Concernant les infractions à la loi sur la protection des animaux, pas un seul euro de recette n’a visiblement été perçu en 2021 dans le cadre d’amendes administratives. Pourquoi Bruxelles Environnement n’a pas fait usage de cette possibilité, alors qu’il y a certainement eu de multiples infractions ?
Concernant le rappel de la loi sur la stérilisation obligatoire des chats domestiques, le Gouvernement évoque vaguement une sensibilisation des citoyens. Sous quelle forme et avec quels moyens ? La situation des chats errants sur le terrain est malheureusement toujours aussi catastrophique, voire plus qu’avant. Outre la sensibilisation, il faudrait aussi passer à un régime de sanctions pour les propriétaires qui ne respectent pas l’obligation. C’est indispensable si l’on veut éviter une vie misérable à des milliers de chats en rue.
Du positif, mais quid des labos et de la viande ?
Enfin, il faut reconnaître que certains autres projets évoqués sont très positifs ; je pense notamment aux subsides qu’il est prévu d’octroyer aux refuges bruxellois. Il est indispensable de soutenir comme il se doit les acteurs de terrain.

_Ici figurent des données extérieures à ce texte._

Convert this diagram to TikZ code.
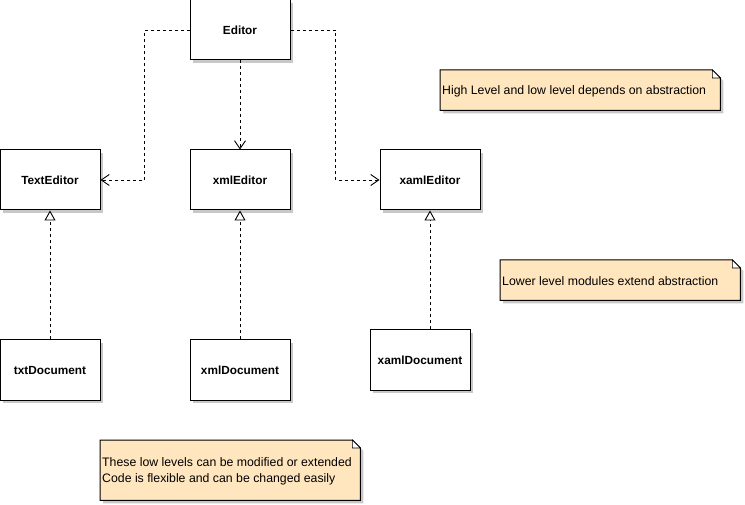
\documentclass[tikz,border=0pt]{standalone}
\usepackage{fontspec}
\setmainfont{Liberation Sans}
\usetikzlibrary{arrows.meta,shadows,backgrounds,calc}
\definecolor{notefill}{HTML}{FFE6BF}
\definecolor{shadowgray}{HTML}{C8C8C8}
\begin{document}
\begin{tikzpicture}[x=1pt,y=-1pt,
  cls/.style={draw=black, fill=white, line width=1pt, minimum width=100pt, minimum height=60pt, inner sep=0pt,
    font=\fontsize{11.8}{13}\selectfont\bfseries,
    drop shadow={shadow xshift=3pt, shadow yshift=-3pt, fill=shadowgray, opacity=1}},
  notebody/.style={anchor=north west, inner sep=0pt},
  notetext/.style={anchor=west, inner sep=2pt, align=left, font=\fontsize{12.3}{16.3}\selectfont},
  dep/.style={draw=black, line width=0.9pt, dash pattern=on 3pt off 3pt, -{Straight Barb[length=8pt,width=11pt]}},
  real/.style={draw=black, line width=0.9pt, dash pattern=on 3pt off 3pt, -{Triangle[length=10pt,width=11pt,fill=white]}}
]
\useasboundingbox (0,0) rectangle (745,505);

% classes
\node[cls] (ed)  at (240,30)  {Editor};
\node[cls] (te)  at (50,180)  {TextEditor};
\node[cls] (xme) at (240,180) {xmlEditor};
\node[cls] (xe)  at (430,180) {xamlEditor};
\node[cls] (td)  at (50,370)  {txtDocument};
\node[cls] (xd)  at (240,370) {xmlDocument};
\node[cls] (xad) at (420,360) {xamlDocument};

% notes
\node[notebody, minimum width=280pt, minimum height=40pt] (n1) at (440,70) {};
\node[notetext] (n1t) at ($(n1.west)+(0,1)$) {High Level and low level depends on abstraction};
\node[notebody, minimum width=240pt, minimum height=40pt] (n2) at (500,260) {};
\node[notetext] (n2t) at ($(n2.west)+(0,1)$) {Lower level modules extend abstraction};
\node[notebody, minimum width=260pt, minimum height=60pt] (n3) at (100,440) {};
\node[notetext] (n3t) at ($(n3.west)+(0,1)$) {These low levels can be modified or extended\\Code is flexible and can be changed easily};

\begin{scope}[on background layer]
  \foreach \n in {n1,n2,n3}{
    \fill[shadowgray] ($(\n.north west)+(3,3)$) -- ($(\n.north east)+(-5,3)$) -- ($(\n.north east)+(3,11)$) -- ($(\n.south east)+(3,3)$) -- ($(\n.south west)+(3,3)$) -- cycle;
    \draw[fill=notefill, line width=1pt] (\n.north west) -- ($(\n.north east)+(-8,0)$) -- ($(\n.north east)+(0,8)$) -- (\n.south east) -- (\n.south west) -- cycle;
    \draw[fill=white, line width=0.6pt] ($(\n.north east)+(-8,0)$) -- ($(\n.north east)+(-8,8)$) -- ($(\n.north east)+(0,8)$) -- cycle;
  }
\end{scope}

% dependencies
\draw[dep] (ed.west) -- ++(-45,0) |- (te.east);
\draw[dep] (ed.south) -- (xme.north);
\draw[dep] (ed.east) -- ++(45,0) |- (xe.west);

% realizations
\draw[real] (td.north) -- (te.south);
\draw[real] (xd.north) -- (xme.south);
\draw[real] (xe.south |- xad.north) -- (xe.south);
\end{tikzpicture}
\end{document}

Des avancées existent, donc, mais la route est encore longue avant que l’on tienne réellement compte des intérêts des animaux, y compris ceux que l’on tue dans les laboratoires et dans l’abattoir d’Anderlecht. Concernant ces deux sujets – et beaucoup d’autres –, je continue(rai) bien sûr de taper sur le clou : il faut accentuer les mesures amenant une réduction drastique des tests sur animaux ET de la consommation de viande !
Dans sa note budgétaire, le Gouvernement semble pourtant bien au fait des arguments moraux impérieux qui imposent de changer notre rapport à la vie sentiente, puisqu’il écrit : « Les animaux sont intelligents et capables de ressentir des émotions telles que la peur et la douleur ainsi que le plaisir et le bonheur. Dès lors, il nous appartient de consacrer les moyens nécessaires pour leur protection et leur bien-être, au sens large. » Reste à joindre les actes à la parole.